Wow. Just Wow. Let me explain…
What is Project Shasta?
Project Shasta is an Adobe Labs project. It’s experimental and not yet part of the Adobe suite of creativity tools. In short, the engineers are still working on it, and it may or may not ever see the full light of day.
However, I think it would be a shame if Adobe didn’t fast-track this one and give it the attention it deserves because it’s really good!
Shasta is an online audio tool that lets you record and edit audio with ease. It’s powered by Adobe Premiere Pro’s speech-to-text technology and lets you edit recorded audio by deleting words on the screen. It also comes with a variety of filters that optimize the quality of your recordings.
Here’s how it works.
Recording Audio in Project Shasta
Before you start recording, you should try out the Mic Check tool. It can be found by clicking the Quick Tools menu at the top left of the screen. This handy tool will listen to a recording of your voice and let you know how to adjust your mic or your surroundings.
Once you have that taken care of, it’s time for a new project. This is where the magic happens. It is here that you can start your first recording. Don’t worry if you don’t have a fancy microphone or can’t find the perfect quiet spot. Just record your audio. Shasta will take care of the rest.
Here’s an example of my raw audio recording without any editing or special effects added. As you will hear, it is pretty rough. Few people would choose to listen to this if an audiobook or a podcast sounded like this.
Once you have finished recording, you will see a transcript of the words you spoke in the editor. You can click on any of these words and press the delete key on your keyboard to remove that part of the recording.
You can also click the Filters button to turn on the Enhance Speech filter. This takes your recording from blah to hurrah in just a few seconds.
So, how much better is your audio when you turn on the filters? Judge for yourself. Here is the same audio after Project Shasta has processed it. The difference is noticeable.
For some added drama, Adobe has included a selection of built-in audio tracks you can use before, during, or after your audio recording. This is a popular technique that you often hear in podcasts. You can recreate the same effect with minimal effort.
All you have to do is click the Music button and find a track that suits the mood of your recording. If you can’t find one that works, you can upload your own audio. Then, drag it before or after your recording.
Here is an example of the recording I made before but with background music from Shasta’s audio library.
More Tips for Adobe’s Project Shasta
If you want to split your audio so that you have some music in between a longer voice recording, simply drag and drop the music track to the word on the transcript where you want the music to begin.
A recording is more fun with friends and Project Shasta makes it easy to collaborate and record multiple voices at the same time. Simply click the Share arrow and send an email invite to your co-hosts. When your friend clicks the join link, you will be able to talk to them and record together inside your project file.
The Share menu is also where you can create reusable templates or download your finished audio as a .WAV file.

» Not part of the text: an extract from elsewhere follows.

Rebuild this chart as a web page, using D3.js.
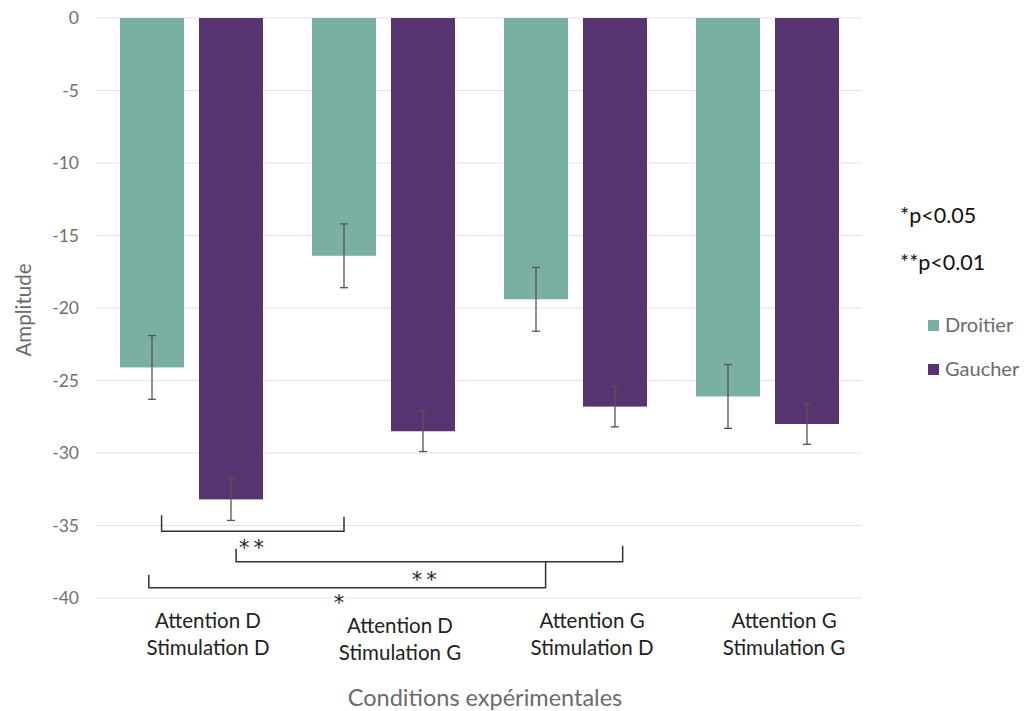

In the future, you will also see more filters being added. Upcoming filters include the ability to automatically remove filler words, and 3D Audio filter or a more immersive sound stage.
Lastly, you don’t need to record all your audio in one sitting. Although the cadence and energy of your voice may change with multiple recordings, Shasta allows you to make multiple recordings over multiple days.
You can even add notes in the form of placeholders to remind you what to record next. Drag and drop a placeholder from the sidebar to get started.
It’s hard to pass any real judgment on a tool that Adobe admits is firmly in the Alpha phase (aka. pre-beta). However, there’s no denying that Shasta is a very promising start.
Would I like my enhanced voice to be a little brighter? Absolutely. I feel like the processing is a little bass heavy and the mid-tones could do with a lift. At least for my voice. Your results may vary. Perhaps in the future, we will see two or three options for what your enhanced voice could sound like.
I also think it would be amazing to have the option to download the transcript. Podcasts are not typically an accessible medium, so adding a transcript could be a great accommodation for those that need one.
So, if you like to record podcasts, podcast ads, or even audiobooks, you should definitely try Project Shasta. If it’s this good now, I can’t imagine what the beta or the final release will be like.